START Excerpted records

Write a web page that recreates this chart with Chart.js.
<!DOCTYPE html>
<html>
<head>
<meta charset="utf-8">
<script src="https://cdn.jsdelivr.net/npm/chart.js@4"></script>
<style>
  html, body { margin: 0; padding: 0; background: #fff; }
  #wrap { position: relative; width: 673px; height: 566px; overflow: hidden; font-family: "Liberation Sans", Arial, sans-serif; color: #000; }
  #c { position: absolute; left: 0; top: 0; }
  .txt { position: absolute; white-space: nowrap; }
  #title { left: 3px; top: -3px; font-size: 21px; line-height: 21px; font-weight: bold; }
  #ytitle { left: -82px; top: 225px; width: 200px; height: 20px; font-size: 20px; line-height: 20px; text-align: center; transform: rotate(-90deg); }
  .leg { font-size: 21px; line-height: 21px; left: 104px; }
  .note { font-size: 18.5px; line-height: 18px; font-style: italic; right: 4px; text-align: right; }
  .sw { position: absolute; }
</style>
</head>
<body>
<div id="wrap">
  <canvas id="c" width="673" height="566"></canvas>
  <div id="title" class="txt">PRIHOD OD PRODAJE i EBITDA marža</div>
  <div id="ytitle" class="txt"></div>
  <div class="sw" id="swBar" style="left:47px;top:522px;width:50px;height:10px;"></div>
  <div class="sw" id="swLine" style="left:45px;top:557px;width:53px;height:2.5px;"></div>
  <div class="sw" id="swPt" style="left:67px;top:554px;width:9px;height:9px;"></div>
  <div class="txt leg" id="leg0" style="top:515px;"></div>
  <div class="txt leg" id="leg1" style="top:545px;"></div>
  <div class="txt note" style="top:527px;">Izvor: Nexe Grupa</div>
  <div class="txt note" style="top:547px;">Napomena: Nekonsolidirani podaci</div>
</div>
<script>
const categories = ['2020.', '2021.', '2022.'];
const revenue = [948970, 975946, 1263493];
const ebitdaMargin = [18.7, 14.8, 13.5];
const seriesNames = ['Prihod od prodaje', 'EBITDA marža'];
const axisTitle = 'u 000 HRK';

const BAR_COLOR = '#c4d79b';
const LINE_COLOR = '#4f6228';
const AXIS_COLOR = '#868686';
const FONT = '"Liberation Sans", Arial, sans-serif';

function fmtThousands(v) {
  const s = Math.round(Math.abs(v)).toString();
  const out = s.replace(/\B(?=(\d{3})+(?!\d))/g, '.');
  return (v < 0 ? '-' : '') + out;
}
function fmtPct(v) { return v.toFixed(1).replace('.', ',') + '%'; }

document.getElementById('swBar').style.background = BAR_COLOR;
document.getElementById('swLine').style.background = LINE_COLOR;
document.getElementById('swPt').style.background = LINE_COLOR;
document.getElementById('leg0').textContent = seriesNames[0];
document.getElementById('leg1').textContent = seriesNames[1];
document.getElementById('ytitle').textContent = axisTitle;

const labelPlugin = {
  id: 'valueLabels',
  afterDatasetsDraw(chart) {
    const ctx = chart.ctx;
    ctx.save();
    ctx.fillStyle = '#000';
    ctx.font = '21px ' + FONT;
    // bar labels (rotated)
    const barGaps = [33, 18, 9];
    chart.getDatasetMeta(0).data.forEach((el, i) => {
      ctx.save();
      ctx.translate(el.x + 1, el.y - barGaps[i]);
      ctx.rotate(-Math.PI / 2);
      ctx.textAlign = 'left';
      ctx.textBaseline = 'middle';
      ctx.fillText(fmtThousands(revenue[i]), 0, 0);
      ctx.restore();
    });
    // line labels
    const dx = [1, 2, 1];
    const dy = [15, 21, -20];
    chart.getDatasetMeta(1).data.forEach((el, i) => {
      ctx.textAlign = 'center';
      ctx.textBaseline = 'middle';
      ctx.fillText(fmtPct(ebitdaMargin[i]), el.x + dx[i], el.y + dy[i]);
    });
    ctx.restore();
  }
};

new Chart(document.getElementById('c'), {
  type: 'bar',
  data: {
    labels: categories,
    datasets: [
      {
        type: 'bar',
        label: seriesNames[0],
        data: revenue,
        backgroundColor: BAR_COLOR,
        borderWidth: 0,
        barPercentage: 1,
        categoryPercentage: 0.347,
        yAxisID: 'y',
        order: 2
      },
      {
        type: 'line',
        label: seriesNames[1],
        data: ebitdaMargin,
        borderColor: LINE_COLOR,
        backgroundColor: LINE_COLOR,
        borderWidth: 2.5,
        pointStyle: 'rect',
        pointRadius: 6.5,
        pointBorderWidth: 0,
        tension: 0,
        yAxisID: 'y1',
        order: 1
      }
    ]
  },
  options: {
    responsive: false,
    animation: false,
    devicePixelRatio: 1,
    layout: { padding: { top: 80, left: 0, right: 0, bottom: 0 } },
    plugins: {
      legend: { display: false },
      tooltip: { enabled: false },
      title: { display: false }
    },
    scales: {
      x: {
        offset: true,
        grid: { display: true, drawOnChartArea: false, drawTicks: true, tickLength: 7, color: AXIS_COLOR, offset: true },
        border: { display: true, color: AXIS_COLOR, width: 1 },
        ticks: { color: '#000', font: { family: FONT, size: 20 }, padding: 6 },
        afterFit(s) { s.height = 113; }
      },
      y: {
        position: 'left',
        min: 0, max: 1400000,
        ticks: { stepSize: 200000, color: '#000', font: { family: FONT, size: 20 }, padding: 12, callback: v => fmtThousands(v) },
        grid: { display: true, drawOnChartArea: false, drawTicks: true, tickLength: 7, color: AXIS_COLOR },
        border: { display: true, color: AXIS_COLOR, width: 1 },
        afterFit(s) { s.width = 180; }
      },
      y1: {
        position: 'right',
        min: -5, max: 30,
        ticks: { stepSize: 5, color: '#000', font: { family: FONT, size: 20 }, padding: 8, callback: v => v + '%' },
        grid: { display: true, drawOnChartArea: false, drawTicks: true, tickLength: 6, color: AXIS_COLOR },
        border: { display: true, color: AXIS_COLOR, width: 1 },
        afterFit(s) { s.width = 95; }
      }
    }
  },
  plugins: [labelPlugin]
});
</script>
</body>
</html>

END Excerpted records
START Excerpted records

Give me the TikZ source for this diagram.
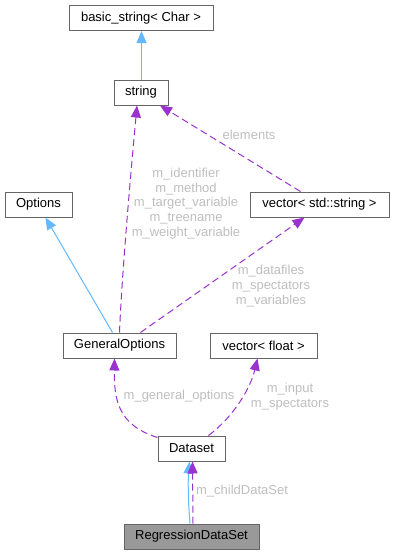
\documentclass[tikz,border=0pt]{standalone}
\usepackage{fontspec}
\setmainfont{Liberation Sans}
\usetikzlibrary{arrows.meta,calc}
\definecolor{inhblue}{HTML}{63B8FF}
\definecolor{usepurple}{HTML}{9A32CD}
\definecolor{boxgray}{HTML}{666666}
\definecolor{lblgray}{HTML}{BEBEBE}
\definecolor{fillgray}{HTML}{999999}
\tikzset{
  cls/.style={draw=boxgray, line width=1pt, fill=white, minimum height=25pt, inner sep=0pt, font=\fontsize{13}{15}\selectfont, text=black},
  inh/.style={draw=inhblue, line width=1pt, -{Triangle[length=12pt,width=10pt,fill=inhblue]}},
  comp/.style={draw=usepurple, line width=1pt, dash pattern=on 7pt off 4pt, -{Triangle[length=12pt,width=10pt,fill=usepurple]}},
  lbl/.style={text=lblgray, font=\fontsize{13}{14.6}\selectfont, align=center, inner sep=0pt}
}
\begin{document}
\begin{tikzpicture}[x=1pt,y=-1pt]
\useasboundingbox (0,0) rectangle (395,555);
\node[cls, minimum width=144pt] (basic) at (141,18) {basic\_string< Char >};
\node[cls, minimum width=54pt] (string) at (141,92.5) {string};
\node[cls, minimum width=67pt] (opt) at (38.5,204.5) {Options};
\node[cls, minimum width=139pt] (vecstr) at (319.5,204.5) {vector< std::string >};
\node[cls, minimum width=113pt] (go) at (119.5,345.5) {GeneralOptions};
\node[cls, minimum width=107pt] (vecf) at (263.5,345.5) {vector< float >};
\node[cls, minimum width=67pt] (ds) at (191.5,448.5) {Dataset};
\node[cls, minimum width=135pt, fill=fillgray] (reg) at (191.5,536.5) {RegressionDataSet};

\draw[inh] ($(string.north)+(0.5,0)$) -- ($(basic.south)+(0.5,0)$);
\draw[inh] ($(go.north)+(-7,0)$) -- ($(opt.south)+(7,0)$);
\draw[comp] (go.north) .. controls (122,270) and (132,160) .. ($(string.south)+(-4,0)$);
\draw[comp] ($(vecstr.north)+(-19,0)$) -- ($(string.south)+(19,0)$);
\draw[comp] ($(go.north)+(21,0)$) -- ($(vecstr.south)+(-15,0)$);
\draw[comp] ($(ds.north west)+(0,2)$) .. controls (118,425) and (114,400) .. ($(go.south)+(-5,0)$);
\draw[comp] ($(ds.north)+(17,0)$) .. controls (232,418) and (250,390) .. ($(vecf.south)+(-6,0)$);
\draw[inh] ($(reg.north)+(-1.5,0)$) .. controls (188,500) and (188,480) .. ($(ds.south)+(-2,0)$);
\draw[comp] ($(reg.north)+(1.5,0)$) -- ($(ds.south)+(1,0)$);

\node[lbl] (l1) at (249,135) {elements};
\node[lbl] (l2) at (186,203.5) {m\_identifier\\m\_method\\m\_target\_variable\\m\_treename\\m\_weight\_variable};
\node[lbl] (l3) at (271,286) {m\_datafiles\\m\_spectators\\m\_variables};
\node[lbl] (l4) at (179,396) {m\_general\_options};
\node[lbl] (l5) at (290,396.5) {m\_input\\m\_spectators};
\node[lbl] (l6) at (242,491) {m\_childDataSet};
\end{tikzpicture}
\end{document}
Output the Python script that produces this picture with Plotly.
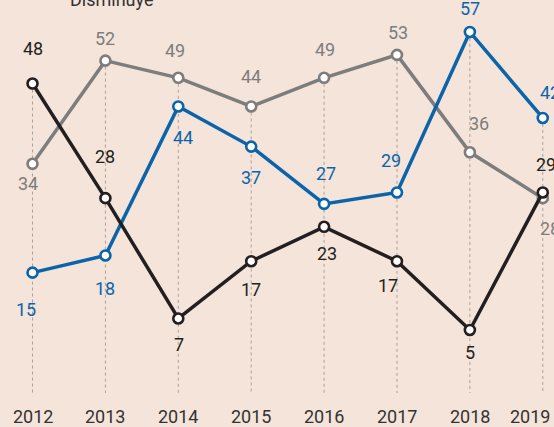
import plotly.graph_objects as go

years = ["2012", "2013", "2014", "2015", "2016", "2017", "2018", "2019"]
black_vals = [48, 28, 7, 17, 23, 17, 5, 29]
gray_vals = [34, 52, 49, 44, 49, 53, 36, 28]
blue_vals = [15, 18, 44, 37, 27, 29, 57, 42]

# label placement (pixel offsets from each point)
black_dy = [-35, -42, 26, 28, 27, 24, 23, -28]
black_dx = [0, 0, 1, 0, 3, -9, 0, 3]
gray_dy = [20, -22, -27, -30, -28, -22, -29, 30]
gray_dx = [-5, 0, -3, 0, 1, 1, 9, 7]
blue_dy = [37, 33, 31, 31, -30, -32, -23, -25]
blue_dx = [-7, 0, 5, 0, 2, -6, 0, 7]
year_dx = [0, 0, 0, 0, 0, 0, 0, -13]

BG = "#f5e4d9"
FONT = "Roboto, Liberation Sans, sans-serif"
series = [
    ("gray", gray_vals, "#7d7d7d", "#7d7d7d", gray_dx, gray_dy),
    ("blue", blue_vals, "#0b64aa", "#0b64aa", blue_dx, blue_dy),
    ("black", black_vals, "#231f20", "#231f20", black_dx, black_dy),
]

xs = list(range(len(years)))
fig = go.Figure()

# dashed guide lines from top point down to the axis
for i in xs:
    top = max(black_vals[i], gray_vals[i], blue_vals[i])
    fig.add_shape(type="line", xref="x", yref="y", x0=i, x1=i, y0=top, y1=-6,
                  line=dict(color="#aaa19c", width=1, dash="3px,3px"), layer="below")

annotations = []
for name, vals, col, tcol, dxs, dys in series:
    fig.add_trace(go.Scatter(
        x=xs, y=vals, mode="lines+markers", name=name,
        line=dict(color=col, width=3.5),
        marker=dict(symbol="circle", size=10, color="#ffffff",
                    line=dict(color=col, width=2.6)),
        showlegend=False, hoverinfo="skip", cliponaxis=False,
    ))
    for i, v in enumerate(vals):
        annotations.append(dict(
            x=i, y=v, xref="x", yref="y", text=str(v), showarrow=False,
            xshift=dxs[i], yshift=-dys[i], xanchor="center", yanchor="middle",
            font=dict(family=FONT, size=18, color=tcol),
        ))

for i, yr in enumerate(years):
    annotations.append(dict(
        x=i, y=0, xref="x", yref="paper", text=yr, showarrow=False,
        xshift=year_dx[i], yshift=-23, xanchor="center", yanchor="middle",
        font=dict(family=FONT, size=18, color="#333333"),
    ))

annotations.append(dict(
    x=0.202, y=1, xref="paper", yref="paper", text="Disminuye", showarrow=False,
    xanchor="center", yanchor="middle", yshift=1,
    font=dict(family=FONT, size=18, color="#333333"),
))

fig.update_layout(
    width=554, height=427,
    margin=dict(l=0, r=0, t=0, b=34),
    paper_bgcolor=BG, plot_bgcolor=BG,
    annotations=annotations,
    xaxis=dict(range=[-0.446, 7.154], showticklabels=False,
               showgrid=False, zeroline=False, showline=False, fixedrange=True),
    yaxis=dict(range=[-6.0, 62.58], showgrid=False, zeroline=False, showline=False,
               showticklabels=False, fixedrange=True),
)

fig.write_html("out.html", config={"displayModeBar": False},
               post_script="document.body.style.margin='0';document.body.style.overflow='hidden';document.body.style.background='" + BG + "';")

END Excerpted records

> [Problem to work on] Omit all pictures, then copy the lines between the ones holding "Output the Python" and "year_dx = [0, 0, 0, 0, 0, 0, 0, -13]", inclusive.

> [Answer]
Output the Python script that produces this picture with Plotly.
import plotly.graph_objects as go

years = ["2012", "2013", "2014", "2015", "2016", "2017", "2018", "2019"]
black_vals = [48, 28, 7, 17, 23, 17, 5, 29]
gray_vals = [34, 52, 49, 44, 49, 53, 36, 28]
blue_vals = [15, 18, 44, 37, 27, 29, 57, 42]

# label placement (pixel offsets from each point)
black_dy = [-35, -42, 26, 28, 27, 24, 23, -28]
black_dx = [0, 0, 1, 0, 3, -9, 0, 3]
gray_dy = [20, -22, -27, -30, -28, -22, -29, 30]
gray_dx = [-5, 0, -3, 0, 1, 1, 9, 7]
blue_dy = [37, 33, 31, 31, -30, -32, -23, -25]
blue_dx = [-7, 0, 5, 0, 2, -6, 0, 7]
year_dx = [0, 0, 0, 0, 0, 0, 0, -13]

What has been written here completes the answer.